Enclosure, Ahacore, Co. Limerick
Co. Limerick |
Enclosures
Somewhere beneath the reclaimed grassland of Ahacore in County Limerick, a circular enclosure sits essentially invisible at ground level, betrayed only from the air.
It takes the particular alchemy of dry weather and a camera overhead to reveal it at all, appearing as a cropmark, the kind of subtle discolouration in growing vegetation that occurs when buried features affect how plants absorb moisture and nutrients above them. What emerges in aerial imagery is the outline of a roughly circular area with an external diameter of approximately 40 metres and an internal diameter of around 26 metres, the sort of dimensions consistent with an enclosed settlement or ritual site of prehistoric or early medieval origin, though the notes stop short of a definitive classification.
The site was recorded by Caimin O'Brien and uploaded to the record in June 2020, drawing on Digital Globe orthophotography taken between 2011 and 2013 as well as earlier Ordnance Survey Ireland aerial images. A Google Earth image captured on 25 March 2017 proved particularly revealing, showing not only the main enclosure but also a smaller circular cropmark approximately 15 metres to the east. This secondary feature is tentatively identified as a possible ditch-barrow, a low-profile funerary monument consisting of a central mound or flat area enclosed by a circular ditch, relatively rare in the Irish record and worth noting even as a possibility. Complicating the picture somewhat is a post-1700 field boundary running north to south directly across the enclosure, bisecting it and obscuring whatever remains survived into the agricultural era. The field system, in other words, was laid down without any apparent awareness of, or regard for, what lay beneath.

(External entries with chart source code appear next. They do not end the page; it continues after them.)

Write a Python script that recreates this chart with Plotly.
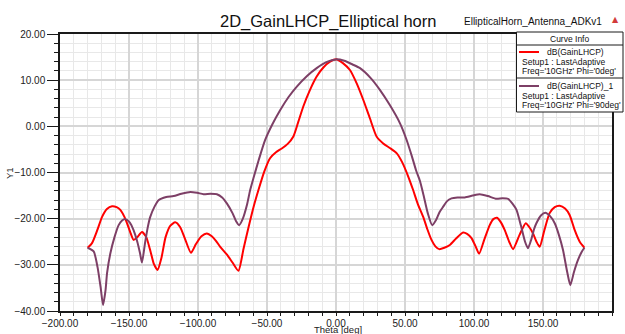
import plotly.graph_objects as go

# ---------------- data ----------------
theta_phi0 = [-180, -176.8, -173, -169.5, -166, -162.3, -159, -156.3, -153.5, -151.4, -149, -146.7, -144, -140.6,
              -137.5, -134.5, -132, -129.3, -126.5, -123.5, -120, -116.5, -113, -109.5, -105.1, -101.5, -97.5,
              -93.6, -90, -87, -83.9, -79, -75, -70.7, -67, -63.5, -59.5, -56.2, -52, -47.8, -43.5, -39.3, -35,
              -30.9, -27.5, -23.7, -19, -14, -9, -4.3, 0.5, 5, 10.1, 15, 19.8, 24.5, 29.4, 34.2, 39, 43.9, 48, 52,
              55.9, 59.5, 63.2, 66.2, 69.2, 72, 74.8, 78.5, 82.5, 87, 92.1, 95, 98.2, 101, 103.7, 107.5, 111.4,
              114, 116.7, 119.5, 122.3, 125.5, 128.3, 133, 137.5, 140, 142.8, 145.3, 147.6, 151, 154.8, 158.5,
              162.1, 166, 169.3, 173, 176.6, 180]
gain_phi0 = [-26.3, -25.3, -22.5, -19.6, -17.9, -17.3, -17.5, -18.1, -19.5, -21.0, -23.0, -24.6, -24.0, -22.9,
             -24.0, -27.0, -29.8, -31.1, -28.5, -24.0, -21.5, -20.8, -21.8, -24.3, -27.4, -25.5, -23.8,
             -23.2, -23.8, -24.8, -26.1, -27.8, -29.5, -31.3, -26.5, -22.0, -17.2, -13.8, -9.8, -6.9, -5.6, -4.8, -3.8,
             -2.2, 0.8, 4.3, 7.8, 10.8, 12.8, 14.0, 14.5, 13.7, 12.2, 9.3, 5.7, 1.8, -2.2, -3.7, -4.7, -5.8, -7.8, -10.6,
             -13.8, -17.0, -19.6, -22.3, -24.6, -26.0, -26.6, -26.3, -25.7, -24.3, -23.0, -23.3, -24.2, -25.9, -27.6, -24.5, -21.4,
             -20.1, -19.8, -20.8, -22.5, -25.0, -26.6, -23.5, -21.0, -21.8, -23.2, -25.0, -26.1, -22.5, -18.8, -17.5,
             -17.2, -17.8, -19.2, -22.5, -25.0, -26.3]

theta_phi90 = [-180, -175.6, -172.8, -170.5, -168.8, -167, -165.9, -163.5, -160.5, -157.5, -155, -152.7, -149.5,
               -146.7, -144, -142, -140.6, -138.5, -136.5, -134.6, -131.5, -128.6, -123, -117.7, -112, -105.6,
               -100.5, -96, -91, -86.3, -82.5, -79.1, -75, -72.5, -70.2, -67.5, -64.5, -62.2, -59.8, -56, -51.4,
               -46, -40.5, -34.5, -28.4, -21, -14, -7, 0, 6, 12, 17.4, 25, 31.8, 39, 46.3, 51, 55, 58, 60.8, 63.5,
               66.5, 69.7, 72.5, 75, 77.7, 80.5, 83.7, 88, 93.3, 99, 104.2, 110, 116.3, 120.5, 124.7, 128, 130.8,
               134, 137, 139.1, 141.5, 143.5, 145.2, 148.5, 151.7, 155, 158.5, 161.5, 164.5, 167.5, 169.8, 172.5,
               175.3, 178, 180]
gain_phi90 = [-26.3, -27.1, -30.5, -35.0, -38.7, -35.5, -31.8, -27.5, -24.0, -21.4, -20.4, -20.1, -20.8,
              -22.5, -25.0, -27.5, -29.5, -25.5, -22.0, -19.6, -17.4, -16.0, -15.3, -15.1, -14.6, -14.2,
              -14.4, -14.7, -14.6, -14.7, -15.4, -16.7, -18.8, -20.5, -21.4, -20.0, -17.0, -13.8, -11.2, -7.3, -3.0,
              0.5, 3.5, 6.3, 8.6, 10.9, 12.6, 13.9, 14.5, 14.2, 13.4, 12.6, 10.5, 7.9, 4.6, 0.7, -2.8, -6.5, -9.5, -11.8, -15.0,
              -18.8, -21.4, -20.3, -18.6, -17.4, -16.2, -15.6, -15.4, -15.4, -15.0, -14.7, -15.1, -15.7, -15.6, -15.7, -16.8, -18.1,
              -21.5, -25.0, -26.4, -24.5, -22.3, -21.0, -19.3, -18.7, -19.4, -21.0, -23.5, -26.8, -31.5, -34.4, -31.5,
              -29.0, -27.2, -26.3]

x_ticks = [-200, -150, -100, -50, 0, 50, 100, 150, 200]
y_ticks = [20, 10, 0, -10, -20, -30, -40]

title_text = "2D_GainLHCP_Elliptical horn"
subtitle_text = "EllipticalHorn_Antenna_ADKv1"
series_names = ["dB(GainLHCP)", "dB(GainLHCP)_1"]
series_setup = ["Setup1 : LastAdaptive", "Setup1 : LastAdaptive"]
series_freq = ["Freq='10GHz' Phi='0deg'", "Freq='10GHz' Phi='90deg'"]
colors = ["#FF0000", "#7D3F66"]

# ---------------- layout geometry (pixels) ----------------
W, H = 625, 334
L, R, T, B = 60, 13, 34, 23
PW = W - L - R
PH = H - T - B
FONT = "Liberation Sans, Arial, sans-serif"


def px(x):
    return (x - L) / PW


def py(y):
    return (H - B - y) / PH


fig = go.Figure()
fig.add_trace(go.Scatter(x=theta_phi0, y=gain_phi0, mode="lines",
                         line=dict(color=colors[0], width=2, shape="spline", smoothing=0.6),
                         name=series_names[0], showlegend=False))
fig.add_trace(go.Scatter(x=theta_phi90, y=gain_phi90, mode="lines",
                         line=dict(color=colors[1], width=2, shape="spline", smoothing=0.6),
                         name=series_names[1], showlegend=False))

axis_common = dict(
    automargin=False,
    showline=True, linecolor="#1a1a1a", linewidth=1.5, mirror=True,
    showgrid=True, gridcolor="#d6d6d6", gridwidth=1.5,
    zeroline=False, ticks="outside", tickcolor="#1a1a1a", tickwidth=1,
    tickfont=dict(family=FONT, size=10, color="#222222"),
    tickformat=".2f",
)

fig.update_layout(
    width=W, height=H,
    margin=dict(l=L, r=R, t=T, b=B, pad=0, autoexpand=False),
    paper_bgcolor="white", plot_bgcolor="white",
    xaxis=dict(range=[-200, 200], tickvals=x_ticks, ticklen=2,
               minor=dict(dtick=10, showgrid=True, gridcolor="#e8e8e8", gridwidth=1,
                          ticks="outside", ticklen=3, tickcolor="#1a1a1a"),
               **axis_common),
    yaxis=dict(range=[-40, 20], tickvals=y_ticks, ticklen=11,
               minor=dict(dtick=2, showgrid=True, gridcolor="#e8e8e8", gridwidth=1,
                          ticks="outside", ticklen=4, tickcolor="#1a1a1a"),
               **axis_common),
    showlegend=False,
)

ann = []
ann.append(dict(text=title_text, x=px(218), y=py(21), xref="paper", yref="paper",
                xanchor="left", yanchor="middle", showarrow=False,
                font=dict(family=FONT, size=16.5, color="#111111")))
ann.append(dict(text=subtitle_text, x=px(462), y=py(21), xref="paper", yref="paper",
                xanchor="left", yanchor="middle", showarrow=False,
                font=dict(family=FONT, size=10, color="#111111")))
ann.append(dict(text="▲", x=px(615), y=py(20), xref="paper", yref="paper",
                xanchor="center", yanchor="middle", showarrow=False,
                font=dict(family="DejaVu Sans", size=8, color="#d23a3a")))
ann.append(dict(text="Theta [deg]", x=px(338), y=py(329.5), xref="paper", yref="paper",
                xanchor="center", yanchor="middle", showarrow=False,
                font=dict(family=FONT, size=9.5, color="#222222")))
ann.append(dict(text="Y1", x=px(9), y=py(173), xref="paper", yref="paper",
                xanchor="center", yanchor="middle", showarrow=False, textangle=-90,
                font=dict(family=FONT, size=9.5, color="#222222")))

# legend box ("Curve Info")
bx0, bx1, by0, by1 = 516.5, 623, 32, 112
shapes = [
    dict(type="rect", xref="paper", yref="paper", x0=px(bx0), x1=px(bx1), y0=py(by1), y1=py(by0),
         line=dict(color="#1a1a1a", width=1), fillcolor="white", layer="above"),
    dict(type="line", xref="paper", yref="paper", x0=px(bx0), x1=px(bx1), y0=py(45), y1=py(45),
         line=dict(color="#1a1a1a", width=1), layer="above"),
    dict(type="line", xref="paper", yref="paper", x0=px(bx0), x1=px(bx1), y0=py(78), y1=py(78),
         line=dict(color="#1a1a1a", width=1), layer="above"),
]
ann.append(dict(text="Curve Info", x=px((bx0 + bx1) / 2), y=py(39), xref="paper", yref="paper",
                xanchor="center", yanchor="middle", showarrow=False,
                font=dict(family=FONT, size=8.5, color="#111111")))
entry_top = [52, 86]
for i in range(2):
    yy = entry_top[i]
    shapes.append(dict(type="line", xref="paper", yref="paper", x0=px(519), x1=px(539),
                       y0=py(yy), y1=py(yy), line=dict(color=colors[i], width=2), layer="above"))
    ann.append(dict(text=series_names[i], x=px(545), y=py(yy), xref="paper", yref="paper",
                    xanchor="left", yanchor="middle", showarrow=False,
                    font=dict(family=FONT, size=8.5, color="#111111")))
    ann.append(dict(text=series_setup[i], x=px(519.5), y=py(yy + 9.7), xref="paper", yref="paper",
                    xanchor="left", yanchor="middle", showarrow=False,
                    font=dict(family=FONT, size=8.5, color="#111111")))
    ann.append(dict(text=series_freq[i], x=px(519.5), y=py(yy + 19), xref="paper", yref="paper",
                    xanchor="left", yanchor="middle", showarrow=False,
                    font=dict(family=FONT, size=8.5, color="#111111")))

fig.update_layout(annotations=ann, shapes=shapes)
fig.write_html("out.html")
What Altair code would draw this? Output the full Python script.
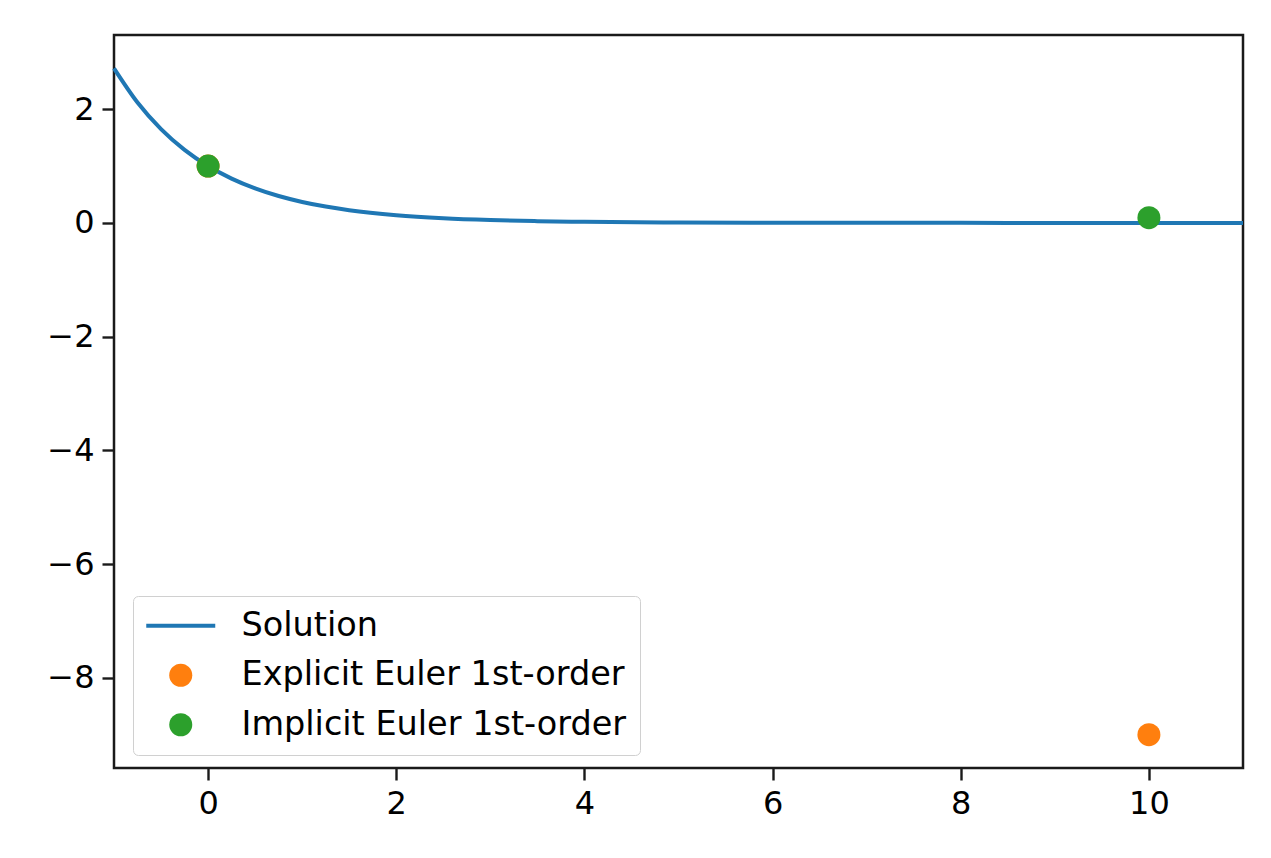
import altair as alt
import pandas as pd

# Exact solution y(t) sampled along the curve
sol_t = [-1.0, -0.75, -0.5, -0.25, 0.0, 0.25, 0.5, 0.75, 1.0, 1.25, 1.5, 2.0,
         2.5, 3.0, 3.5, 4.0, 5.0, 6.0, 7.0, 8.0, 9.0, 10.0, 11.0]
sol_y = [2.718, 2.117, 1.649, 1.284, 1.0, 0.779, 0.607, 0.472, 0.368, 0.287,
         0.223, 0.135, 0.082, 0.050, 0.030, 0.018, 0.007, 0.0025, 0.0009,
         0.0003, 0.0001, 0.00005, 0.00002]

# One step of size h = 10 from y(0) = 1
explicit_t = [0, 10]
explicit_y = [1.0, -9.0]
implicit_t = [0, 10]
implicit_y = [1.0, 0.0909]

series = ["Solution", "Explicit Euler 1st-order", "Implicit Euler 1st-order"]
colors = ["#1f77b4", "#ff7f0e", "#2ca02c"]

x_domain = [-1, 11]
y_domain = [-9.586, 3.304]
x_ticks = [0, 2, 4, 6, 8, 10]
y_ticks = [-8, -6, -4, -2, 0, 2]

sol_df = pd.DataFrame({"t": sol_t, "y": sol_y, "series": series[0]})
pts_df = pd.concat([
    pd.DataFrame({"t": explicit_t, "y": explicit_y, "series": series[1]}),
    pd.DataFrame({"t": implicit_t, "y": implicit_y, "series": series[2]}),
], ignore_index=True)

FONT = "DejaVu Sans"
MARKER = 529  # circle marker: 23 px across
LINE_W = 4

is_sol = f"datum.value === '{series[0]}'"
fill_expr = (
    f"datum.value === '{series[1]}' ? '{colors[1]}' : "
    f"datum.value === '{series[2]}' ? '{colors[2]}' : 'transparent'"
)

legend = alt.Legend(
    title=None,
    orient="none",
    legendX=19,
    legendY=561,
    padding=13,
    fillColor="white",
    strokeColor="#d0d0d0",
    cornerRadius=5,
    labelFont=FONT,
    labelFontSize=33.5,
    labelColor="black",
    labelLimit=0,
    labelOffset=44,
    symbolSize=MARKER,
    symbolOffset=18,
    rowPadding=14.5,
    symbolOpacity=1,
    # a long horizontal stroke for the curve, filled dots for the two methods
    symbolType=alt.ExprRef(expr=f"{is_sol} ? 'M-3,0L3,0' : 'circle'"),
    symbolStrokeWidth=alt.ExprRef(expr=f"{is_sol} ? {LINE_W} : 0"),
    symbolStrokeColor=alt.ExprRef(expr=f"{is_sol} ? '{colors[0]}' : 'transparent'"),
    symbolFillColor=alt.ExprRef(expr=fill_expr),
)

color = alt.Color(
    "series:N",
    scale=alt.Scale(domain=series, range=colors),
    sort=series,
    legend=legend,
)

x_enc = alt.X(
    "t:Q",
    scale=alt.Scale(domain=x_domain, nice=False, zero=False),
    axis=alt.Axis(values=x_ticks, title=None, format="d"),
)
y_enc = alt.Y(
    "y:Q",
    scale=alt.Scale(domain=y_domain, nice=False, zero=False),
    axis=alt.Axis(values=y_ticks, title=None, format="d"),
)

line = alt.Chart(sol_df).mark_line(strokeWidth=LINE_W, interpolate="monotone").encode(
    x=x_enc, y=y_enc, color=color
)
points = alt.Chart(pts_df).mark_circle(size=MARKER, opacity=1).encode(
    x=x_enc, y=y_enc, color=color
)

chart = (
    alt.layer(line, points)
    .properties(
        width=1129,
        height=733,
        autosize=alt.AutoSizeParams(type="none"),
        padding={"left": 114, "top": 35, "right": 28, "bottom": 90},
        background="white",
    )
    .configure_view(stroke="#1a1a1a", strokeWidth=2.5)
    .configure_axis(
        grid=False,
        domain=False,
        tickColor="#1a1a1a",
        tickWidth=2.4,
        tickSize=12,
        labelFont=FONT,
        labelFontSize=32,
        labelColor="black",
        labelPadding=8,
    )
)

chart.save("out.html", embed_options={"renderer": "svg", "actions": False})
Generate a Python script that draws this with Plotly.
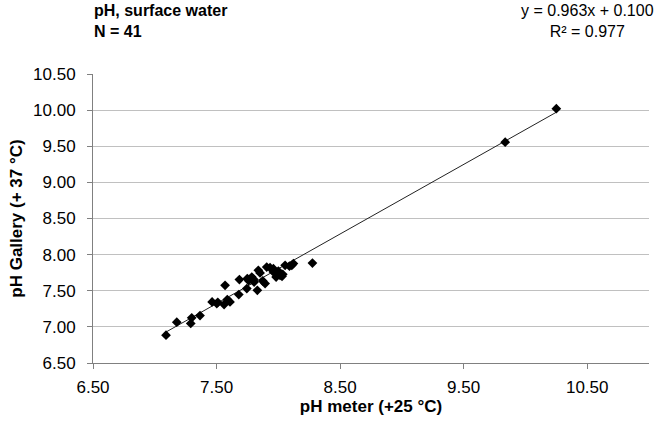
import plotly.graph_objects as go

# Data
ph_meter = [7.091, 7.178, 7.291, 7.299, 7.366, 7.464, 7.502, 7.561, 7.569, 7.587,
            7.609, 7.680, 7.685, 7.745, 7.749, 7.785, 7.804, 7.830, 7.838, 7.852,
            7.874, 7.893, 7.906, 7.933, 7.960, 7.982, 8.000, 8.014, 8.036, 8.055,
            8.109, 8.122, 8.276, 9.836, 10.25,
            7.760, 7.800, 7.960, 8.030, 8.090, 7.510]
ph_gallery = [6.885, 7.065, 7.047, 7.125, 7.157, 7.345, 7.323, 7.309, 7.575, 7.378,
              7.345, 7.447, 7.655, 7.530, 7.668, 7.690, 7.621, 7.506, 7.783, 7.746,
              7.635, 7.599, 7.828, 7.820, 7.806, 7.690, 7.773, 7.713, 7.728, 7.852,
              7.852, 7.876, 7.884, 9.557, 10.02,
              7.640, 7.660, 7.760, 7.700, 7.840, 7.340]
slope = 0.963
intercept = 0.100
r_squared = 0.977
n_points = 41
tick_vals_x = [6.5, 7.5, 8.5, 9.5, 10.5]
tick_vals_y = [6.5, 7.0, 7.5, 8.0, 8.5, 9.0, 9.5, 10.0, 10.5]

FONT = "Liberation Sans, Arial, sans-serif"

xmin, xmax = min(ph_meter), max(ph_meter)
trend_x = [xmin, xmax]
trend_y = [slope * v + intercept for v in trend_x]

fig = go.Figure()
fig.add_trace(go.Scatter(x=trend_x, y=trend_y, mode="lines",
                         line=dict(color="#222222", width=1), hoverinfo="skip"))
fig.add_trace(go.Scatter(x=ph_meter, y=ph_gallery, mode="markers",
                         marker=dict(symbol="diamond", size=7.5, color="black",
                                     line=dict(width=0))))

fig.update_layout(
    width=668, height=424,
    margin=dict(l=93, r=19, t=74, b=61),
    paper_bgcolor="white", plot_bgcolor="white",
    showlegend=False,
    font=dict(family=FONT, size=17, color="black"),
    xaxis=dict(range=[6.5, 11.0], tickvals=tick_vals_x,
               ticktext=[f"{v:.2f}" for v in tick_vals_x],
               showgrid=False, zeroline=False,
               showline=True, linecolor="#808080", linewidth=1,
               ticks="outside", ticklen=5, tickcolor="#808080",
               ticklabelstandoff=4,
               title=dict(text="<b>pH meter (+25 °C)</b>", standoff=2,
                          font=dict(size=17))),
    yaxis=dict(range=[6.5, 10.5], tickvals=tick_vals_y,
               ticktext=[f"{v:.2f}" for v in tick_vals_y],
               showgrid=True, gridcolor="#c0c0c0", gridwidth=1, zeroline=False,
               showline=True, linecolor="#808080", linewidth=1,
               ticks="outside", ticklen=5, tickcolor="#808080",
               ticklabelstandoff=8,
               title=dict(text="<b>pH Gallery (+ 37 °C)</b>", standoff=6,
                          font=dict(size=17))),
    annotations=[
        dict(xref="paper", yref="paper", x=0, y=1, yshift=73, xanchor="left",
             yanchor="top", align="left", showarrow=False, borderpad=0,
             text=f"<b>pH, surface water<br>N = {n_points}</b>",
             font=dict(size=16)),
        dict(xref="paper", yref="paper", x=1, y=1, yshift=73, xshift=6,
             xanchor="right", yanchor="top", align="center", showarrow=False,
             borderpad=0,
             text=f"y = {slope:.3f}x + {intercept:.3f}<br>R² = {r_squared:.3f}",
             font=dict(size=16)),
    ],
)

fig.write_html("out.html")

This is not a site with a visitor path or an interpretive panel. The enclosure is in working reclaimed grassland, and without specialist aerial or satellite imagery it would be essentially undetectable from the road. Those with an interest in landscape archaeology might consult the National Monuments Service record and compare the 2017 Google Earth imagery against the current terrain, particularly during dry spells in late spring or summer when cropmarks are most pronounced. The possible ditch-barrow to the east, logged under reference LI014-170, is worth keeping in mind as a distinct but related feature when reviewing the aerial evidence.